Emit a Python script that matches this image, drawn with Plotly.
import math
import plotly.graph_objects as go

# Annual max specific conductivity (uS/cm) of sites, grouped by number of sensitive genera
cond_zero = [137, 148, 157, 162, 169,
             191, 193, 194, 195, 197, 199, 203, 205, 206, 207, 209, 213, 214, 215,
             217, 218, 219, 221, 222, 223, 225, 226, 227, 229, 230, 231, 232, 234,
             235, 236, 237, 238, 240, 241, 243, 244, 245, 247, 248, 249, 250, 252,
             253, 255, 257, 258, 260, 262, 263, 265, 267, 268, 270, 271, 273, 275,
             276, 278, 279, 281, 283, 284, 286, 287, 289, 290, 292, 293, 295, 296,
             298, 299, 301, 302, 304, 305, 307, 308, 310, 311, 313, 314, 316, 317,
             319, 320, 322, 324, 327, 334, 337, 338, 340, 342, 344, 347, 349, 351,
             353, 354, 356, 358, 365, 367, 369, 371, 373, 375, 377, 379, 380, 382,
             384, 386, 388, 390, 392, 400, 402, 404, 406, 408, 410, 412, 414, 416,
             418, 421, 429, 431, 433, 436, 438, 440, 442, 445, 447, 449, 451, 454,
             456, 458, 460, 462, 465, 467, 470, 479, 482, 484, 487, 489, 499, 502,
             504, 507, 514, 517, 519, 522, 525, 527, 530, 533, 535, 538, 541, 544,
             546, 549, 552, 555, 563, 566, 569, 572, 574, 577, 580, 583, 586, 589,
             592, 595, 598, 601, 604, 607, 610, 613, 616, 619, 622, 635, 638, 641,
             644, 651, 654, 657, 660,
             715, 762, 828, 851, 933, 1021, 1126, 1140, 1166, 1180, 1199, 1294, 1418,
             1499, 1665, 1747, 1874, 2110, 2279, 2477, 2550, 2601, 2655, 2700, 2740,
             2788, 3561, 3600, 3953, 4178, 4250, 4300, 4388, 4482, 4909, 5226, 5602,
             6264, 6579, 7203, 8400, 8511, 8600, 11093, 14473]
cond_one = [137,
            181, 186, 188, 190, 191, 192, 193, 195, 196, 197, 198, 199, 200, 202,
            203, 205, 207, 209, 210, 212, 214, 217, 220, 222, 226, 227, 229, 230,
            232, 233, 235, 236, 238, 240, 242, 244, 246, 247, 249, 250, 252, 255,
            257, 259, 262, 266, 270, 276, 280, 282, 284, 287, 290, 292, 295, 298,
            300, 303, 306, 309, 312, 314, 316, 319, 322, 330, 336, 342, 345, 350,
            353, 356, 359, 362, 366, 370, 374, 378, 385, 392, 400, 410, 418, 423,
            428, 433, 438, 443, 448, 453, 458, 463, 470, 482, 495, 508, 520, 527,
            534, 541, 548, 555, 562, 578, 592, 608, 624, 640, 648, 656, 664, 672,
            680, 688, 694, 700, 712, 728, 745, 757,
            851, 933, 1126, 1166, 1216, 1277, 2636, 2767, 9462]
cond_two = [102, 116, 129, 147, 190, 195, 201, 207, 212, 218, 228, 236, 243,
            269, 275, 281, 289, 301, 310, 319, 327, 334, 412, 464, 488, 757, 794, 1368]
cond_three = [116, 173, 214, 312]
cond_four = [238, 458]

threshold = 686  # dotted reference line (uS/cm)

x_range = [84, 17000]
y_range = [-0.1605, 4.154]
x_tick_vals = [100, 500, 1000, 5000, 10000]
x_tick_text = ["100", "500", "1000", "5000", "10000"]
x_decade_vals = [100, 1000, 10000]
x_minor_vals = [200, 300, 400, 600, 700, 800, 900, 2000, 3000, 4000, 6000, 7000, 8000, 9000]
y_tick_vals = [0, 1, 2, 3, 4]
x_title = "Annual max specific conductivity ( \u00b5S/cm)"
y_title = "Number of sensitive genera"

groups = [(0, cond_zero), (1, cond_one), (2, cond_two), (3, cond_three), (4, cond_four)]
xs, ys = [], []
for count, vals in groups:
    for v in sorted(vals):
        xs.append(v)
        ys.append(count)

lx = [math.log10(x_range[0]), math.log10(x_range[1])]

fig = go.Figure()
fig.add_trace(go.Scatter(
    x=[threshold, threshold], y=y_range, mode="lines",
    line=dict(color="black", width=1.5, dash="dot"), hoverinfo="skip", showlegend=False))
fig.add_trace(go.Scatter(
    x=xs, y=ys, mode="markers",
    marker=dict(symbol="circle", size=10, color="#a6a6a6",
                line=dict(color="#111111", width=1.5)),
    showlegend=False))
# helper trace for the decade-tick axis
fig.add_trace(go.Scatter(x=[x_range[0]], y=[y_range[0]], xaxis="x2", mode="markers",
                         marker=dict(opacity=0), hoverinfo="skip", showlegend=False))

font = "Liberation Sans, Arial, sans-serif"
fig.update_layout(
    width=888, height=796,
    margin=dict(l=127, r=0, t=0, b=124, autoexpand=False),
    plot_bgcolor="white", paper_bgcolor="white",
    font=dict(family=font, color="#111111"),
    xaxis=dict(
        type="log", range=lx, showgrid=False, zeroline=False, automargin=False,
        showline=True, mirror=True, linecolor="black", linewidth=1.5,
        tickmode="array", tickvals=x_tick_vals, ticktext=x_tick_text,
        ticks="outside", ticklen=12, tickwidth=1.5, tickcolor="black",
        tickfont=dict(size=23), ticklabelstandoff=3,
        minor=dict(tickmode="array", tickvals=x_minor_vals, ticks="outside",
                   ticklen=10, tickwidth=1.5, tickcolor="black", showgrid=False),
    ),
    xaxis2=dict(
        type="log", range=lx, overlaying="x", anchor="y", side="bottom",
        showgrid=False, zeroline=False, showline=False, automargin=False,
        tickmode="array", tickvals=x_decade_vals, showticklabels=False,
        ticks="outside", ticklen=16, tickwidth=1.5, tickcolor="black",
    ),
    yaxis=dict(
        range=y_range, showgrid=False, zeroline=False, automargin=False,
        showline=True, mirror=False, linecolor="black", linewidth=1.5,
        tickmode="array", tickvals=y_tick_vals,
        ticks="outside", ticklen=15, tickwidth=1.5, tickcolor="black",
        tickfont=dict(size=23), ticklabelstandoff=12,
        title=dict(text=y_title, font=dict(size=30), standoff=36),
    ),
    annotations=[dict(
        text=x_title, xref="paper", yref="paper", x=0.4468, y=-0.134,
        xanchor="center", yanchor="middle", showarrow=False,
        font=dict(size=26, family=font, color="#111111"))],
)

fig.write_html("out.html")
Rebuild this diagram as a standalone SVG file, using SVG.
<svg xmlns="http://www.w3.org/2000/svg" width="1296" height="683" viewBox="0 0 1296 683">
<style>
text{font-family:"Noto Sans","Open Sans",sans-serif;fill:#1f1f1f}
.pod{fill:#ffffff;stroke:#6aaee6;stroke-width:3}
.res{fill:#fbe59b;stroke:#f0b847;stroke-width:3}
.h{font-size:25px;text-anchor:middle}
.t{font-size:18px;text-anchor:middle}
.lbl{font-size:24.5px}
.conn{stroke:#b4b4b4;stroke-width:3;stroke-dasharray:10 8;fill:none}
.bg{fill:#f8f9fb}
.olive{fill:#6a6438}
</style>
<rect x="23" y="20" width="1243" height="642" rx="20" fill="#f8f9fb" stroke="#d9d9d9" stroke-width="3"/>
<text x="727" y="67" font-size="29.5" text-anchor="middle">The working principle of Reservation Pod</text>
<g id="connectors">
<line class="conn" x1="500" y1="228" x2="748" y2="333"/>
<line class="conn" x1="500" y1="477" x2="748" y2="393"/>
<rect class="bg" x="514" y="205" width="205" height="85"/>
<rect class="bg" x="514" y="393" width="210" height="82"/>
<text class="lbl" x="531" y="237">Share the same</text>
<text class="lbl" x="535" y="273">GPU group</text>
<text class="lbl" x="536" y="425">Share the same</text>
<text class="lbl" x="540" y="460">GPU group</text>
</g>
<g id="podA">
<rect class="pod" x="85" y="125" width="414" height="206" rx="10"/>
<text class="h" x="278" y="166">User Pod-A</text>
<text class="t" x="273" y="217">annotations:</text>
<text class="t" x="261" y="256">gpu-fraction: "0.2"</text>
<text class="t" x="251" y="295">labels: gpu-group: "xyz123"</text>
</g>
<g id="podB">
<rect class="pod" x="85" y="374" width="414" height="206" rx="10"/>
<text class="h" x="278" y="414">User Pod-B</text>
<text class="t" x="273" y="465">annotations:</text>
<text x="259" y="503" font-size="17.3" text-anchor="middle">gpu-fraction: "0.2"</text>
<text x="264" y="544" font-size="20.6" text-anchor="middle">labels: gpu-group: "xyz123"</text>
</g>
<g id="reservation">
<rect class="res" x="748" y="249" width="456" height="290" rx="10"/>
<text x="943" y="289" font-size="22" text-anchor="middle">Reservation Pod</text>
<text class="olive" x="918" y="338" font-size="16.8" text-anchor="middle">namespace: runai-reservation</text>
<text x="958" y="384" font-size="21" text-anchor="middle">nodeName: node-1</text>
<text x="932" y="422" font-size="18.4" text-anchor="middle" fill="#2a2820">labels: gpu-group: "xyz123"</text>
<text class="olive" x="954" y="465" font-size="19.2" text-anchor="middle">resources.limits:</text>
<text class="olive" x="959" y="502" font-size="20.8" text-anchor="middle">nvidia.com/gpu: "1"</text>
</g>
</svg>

▶ **Your goal**: Where a line in the entries holds the word "this", copy that line.

▶ **Task answer**:
Emit a Python script that matches this image, drawn with Plotly.
Rebuild this diagram as a standalone SVG file, using SVG.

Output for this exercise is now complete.